L'espère des habitants de ces quartiers réside dans la «parcellisation» des terres à l'Est de Dakar. Ceci permettra de dégorger les quartiers pikinois bordant ce secteur Est en créant des nouveaux espaces viabilisés à Malika, Yeumbeul ou Keur Massar. Suite aux inondations de 2005, plusieurs plans de relogement ont justement été mis en place dans ces nouvelles terres qui seront accessibles plus facilement grâce à la nouvelle autoroute à péage qui d'ici 2010 arrivera jusqu'au carrefour de Diamnadio (croisement Thiès-Mbour).

Quoi qu'il en soit, qu'ils habitent dans de nouveaux quartiers ou dans les pires, le mot d'ordre des jeunes Sénégalais est «débrouillardise» et beaucoup sont des "xossluman" (démerdeur). Moins d'un Dakarois sur cinquante est employé à plein temps et touche un salaire. Tous font donc de petits boulots occasionnels leur permettant d'aider la famille, de se vêtir et de sortir.
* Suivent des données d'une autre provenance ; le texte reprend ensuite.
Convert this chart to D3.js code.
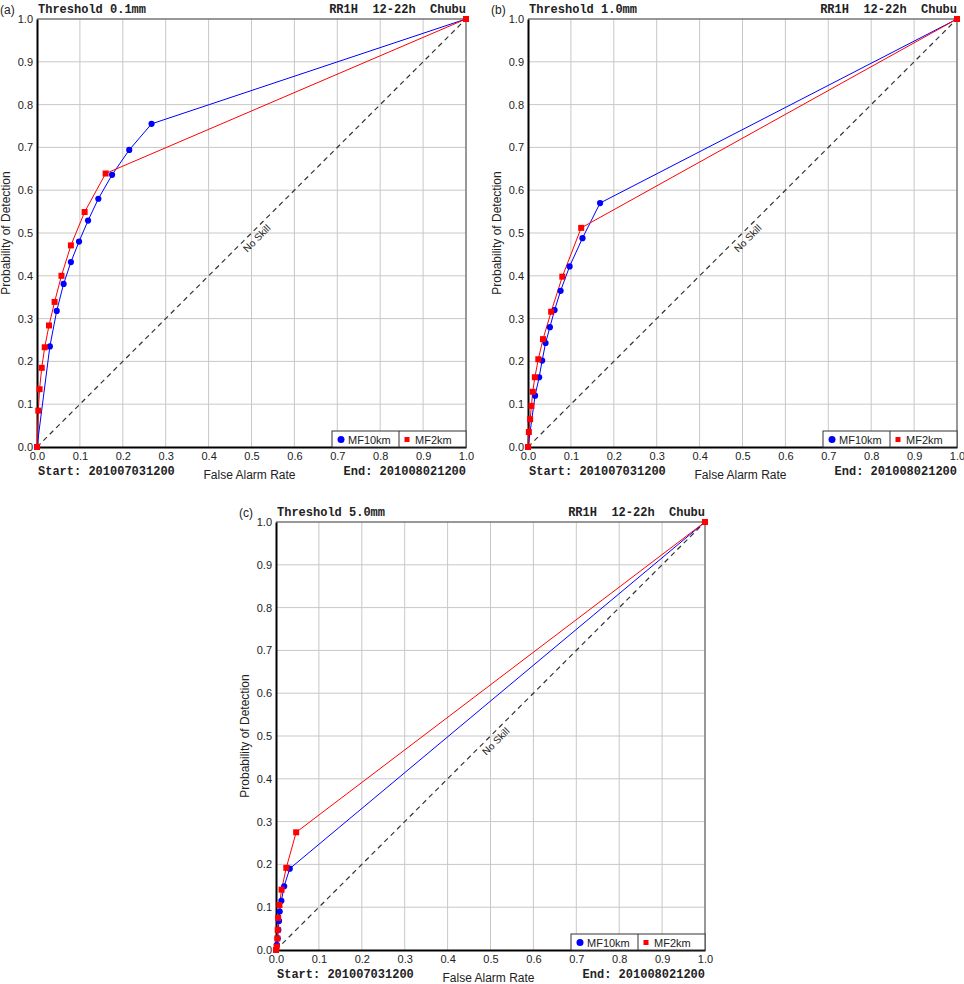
<!DOCTYPE html>
<html>
<head>
<meta charset="utf-8">
<script src="https://cdn.jsdelivr.net/npm/d3@7"></script>
<style>
  body { margin: 0; background: #fff; }
  svg { display: block; }
  .tick text { font-family: "Liberation Sans", Arial, sans-serif; font-size: 11px; fill: #222; }
  .mono { font-family: "Liberation Mono", "Courier New", monospace; font-weight: bold; font-size: 12px; fill: #222; }
  .sans { font-family: "Liberation Sans", Arial, sans-serif; fill: #222; }
</style>
</head>
<body>
<svg id="chart" width="964" height="984"></svg>
<script>
// ** Data **
const ticks = [0, 0.1, 0.2, 0.3, 0.4, 0.5, 0.6, 0.7, 0.8, 0.9, 1.0];
const seriesNames = ["MF10km", "MF2km"];

// (a) threshold 0.1mm
const farA10 = [0, 0.030, 0.046, 0.062, 0.079, 0.098, 0.119, 0.143, 0.175, 0.215, 0.267, 1];
const podA10 = [0, 0.235, 0.318, 0.381, 0.432, 0.480, 0.529, 0.580, 0.636, 0.694, 0.755, 1];
const farA2  = [0, 0.003, 0.006, 0.011, 0.018, 0.028, 0.041, 0.057, 0.079, 0.111, 0.160, 1];
const podA2  = [0, 0.085, 0.135, 0.185, 0.233, 0.284, 0.339, 0.400, 0.471, 0.549, 0.639, 1];

// (b) threshold 1.0mm
const farB10 = [0, 0.0165, 0.026, 0.033, 0.041, 0.051, 0.062, 0.076, 0.097, 0.127, 0.168, 1];
const podB10 = [0, 0.120, 0.163, 0.202, 0.243, 0.280, 0.320, 0.365, 0.422, 0.488, 0.570, 1];
const farB2  = [0, 0.002, 0.005, 0.008, 0.011, 0.016, 0.024, 0.035, 0.054, 0.080, 0.124, 1];
const podB2  = [0, 0.035, 0.065, 0.096, 0.129, 0.163, 0.205, 0.252, 0.316, 0.398, 0.512, 1];

// (c) threshold 5.0mm
const farC10 = [0, 0.002, 0.004, 0.0055, 0.007, 0.0086, 0.0125, 0.019, 0.032, 1];
const podC10 = [0, 0.012, 0.027, 0.047, 0.068, 0.090, 0.115, 0.149, 0.190, 1];
const farC2  = [0, 0.0015, 0.003, 0.004, 0.005, 0.008, 0.013, 0.024, 0.047, 1];
const podC2  = [0, 0.008, 0.027, 0.047, 0.075, 0.105, 0.141, 0.192, 0.275, 1];

const panels = [
  { tag: "(a)", title: "Threshold 0.1mm", left: 37,  top: 19,  far10: farA10, pod10: podA10, far2: farA2, pod2: podA2 },
  { tag: "(b)", title: "Threshold 1.0mm", left: 528, top: 19,  far10: farB10, pod10: podB10, far2: farB2, pod2: podB2 },
  { tag: "(c)", title: "Threshold 5.0mm", left: 276, top: 522, far10: farC10, pod10: podC10, far2: farC2, pod2: podC2 }
];

const plotW = 429, plotH = 428;
const blue = "#0000ff", red = "#ff0000";

const svg = d3.select("#chart");

function zip(xs, ys) {
  return xs.map(function(x, i) { return [x, ys[i]]; });
}

function drawPanel(p) {
  let g = svg.append("g").attr("transform", "translate(" + p.left + "," + p.top + ")");
  let x = d3.scaleLinear().domain([0, 1]).range([0, plotW]);
  let y = d3.scaleLinear().domain([0, 1]).range([plotH, 0]);

  // grid
  g.append("g").selectAll("line.vx").data(ticks.slice(1, -1)).join("line")
    .attr("x1", d => x(d)).attr("x2", d => x(d))
    .attr("y1", 0).attr("y2", plotH)
    .attr("stroke", "#c8c8c8").attr("stroke-width", 1);
  g.append("g").selectAll("line.hy").data(ticks.slice(1, -1)).join("line")
    .attr("y1", d => y(d)).attr("y2", d => y(d))
    .attr("x1", 0).attr("x2", plotW)
    .attr("stroke", "#c8c8c8").attr("stroke-width", 1);

  // top/right frame
  g.append("path")
    .attr("d", "M0," + y(1) + "H" + x(1) + "V" + y(0))
    .attr("fill", "none").attr("stroke", "#777").attr("stroke-width", 1.5);

  // axes
  let xAxis = d3.axisBottom(x).tickValues(ticks).tickFormat(d3.format(".1f")).tickSize(0).tickPadding(5);
  let yAxis = d3.axisLeft(y).tickValues(ticks).tickFormat(d3.format(".1f")).tickSize(0).tickPadding(4);
  g.append("g").attr("transform", "translate(0," + plotH + ")").call(xAxis)
    .call(a => a.select(".domain").attr("stroke", "#000").attr("stroke-width", 2));
  g.append("g").call(yAxis)
    .call(a => a.select(".domain").attr("stroke", "#000").attr("stroke-width", 2));

  // no skill line
  g.append("line")
    .attr("x1", x(0)).attr("y1", y(0)).attr("x2", x(1)).attr("y2", y(1))
    .attr("stroke", "#333").attr("stroke-width", 1.2).attr("stroke-dasharray", "5,4");
  g.append("text").attr("class", "sans")
    .attr("transform", "translate(" + x(0.5) + "," + y(0.5) + ") rotate(-45)")
    .attr("text-anchor", "middle").attr("dy", 11)
    .style("font-size", "10px")
    .text("No Skill");

  let line = d3.line().x(d => x(d[0])).y(d => y(d[1]));

  let pts10 = zip(p.far10, p.pod10);
  let pts2 = zip(p.far2, p.pod2);

  g.append("path").datum(pts10).attr("d", line)
    .attr("fill", "none").attr("stroke", blue).attr("stroke-width", 1);
  g.append("path").datum(pts2).attr("d", line)
    .attr("fill", "none").attr("stroke", red).attr("stroke-width", 1);

  g.append("g").selectAll("circle").data(pts10).join("circle")
    .attr("cx", d => x(d[0])).attr("cy", d => y(d[1])).attr("r", 3.1)
    .attr("fill", blue);
  g.append("g").selectAll("rect").data(pts2).join("rect")
    .attr("x", d => x(d[0]) - 3).attr("y", d => y(d[1]) - 3)
    .attr("width", 6).attr("height", 6)
    .attr("fill", red);

  // legend
  let lg = g.append("g").attr("transform", "translate(" + (plotW - 134) + "," + (plotH - 16) + ")");
  lg.append("rect").attr("width", 134).attr("height", 16)
    .attr("fill", "#fff").attr("stroke", "#333").attr("stroke-width", 1);
  lg.append("line").attr("x1", 67).attr("x2", 67).attr("y1", 0).attr("y2", 16)
    .attr("stroke", "#333").attr("stroke-width", 1);
  lg.append("circle").attr("cx", 9).attr("cy", 8.5).attr("r", 3.5).attr("fill", blue);
  lg.append("text").attr("class", "sans").attr("x", 16).attr("y", 12.5)
    .style("font-size", "11px").text(seriesNames[0]);
  lg.append("rect").attr("x", 72.5).attr("y", 6).attr("width", 5).attr("height", 5).attr("fill", red);
  lg.append("text").attr("class", "sans").attr("x", 83).attr("y", 12.5)
    .style("font-size", "11px").text(seriesNames[1]);

  // header / footer texts
  g.append("text").attr("class", "mono").attr("x", 1).attr("y", -6).text(p.title);
  g.append("text").attr("class", "mono").attr("x", plotW).attr("y", -6)
    .attr("text-anchor", "end").attr("xml:space", "preserve").text("RR1H  12-22h  Chubu");
  g.append("text").attr("class", "mono").attr("x", 1).attr("y", plotH + 28).text("Start: 201007031200");
  g.append("text").attr("class", "mono").attr("x", plotW).attr("y", plotH + 28)
    .attr("text-anchor", "end").text("End: 201008021200");
  g.append("text").attr("class", "sans").attr("x", plotW / 2 - 2).attr("y", plotH + 32)
    .attr("text-anchor", "middle").style("font-size", "12px").text("False Alarm Rate");
  g.append("text").attr("class", "sans")
    .attr("transform", "translate(" + (-27) + "," + (plotH / 2) + ") rotate(-90)")
    .attr("text-anchor", "middle").style("font-size", "12px").text("Probability of Detection");
  g.append("text").attr("class", "sans").attr("x", -37).attr("y", -5)
    .style("font-size", "12px").text(p.tag);
}

panels.forEach(drawPanel);
</script>
</body>
</html>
En outre, dans les parties traditionnelles de la banlieue lébou (Ouakam, Ngor, Yoff, yarakh) bon nombre d'habitant peuvent avoir une activité tournant autour de la pêche quand ils n'ont rien d'autre à faire. Ngor, Yoff, Yarakh et Bargny sont donc les villages de pêcheurs par excellence. Même les jeunes étudiants peuvent la pratiquer occasionnellement et surtout en période vacances scolaires. L'apprentissage est aussi pour cette immense classe d'âge un moyen de gagner quelques C.F.A. Mais soulignons que cet apprentissage ressemble plus à une exploitation tyrannique. Il s'exerce dans de nombreux domaines mais principalement dans la couture, les transports et la mécanique. L'apprenti n'a aucun statut et sa rémunération est laissée à l'entière appréciation du maître d'apprentissage. Elle dépasse rarement 10000CFA (15€) par mois. La durée de ces formations est en général de 3 ou 4 ans, mais elle peut être plus longue et aller jusqu'à 8 ans.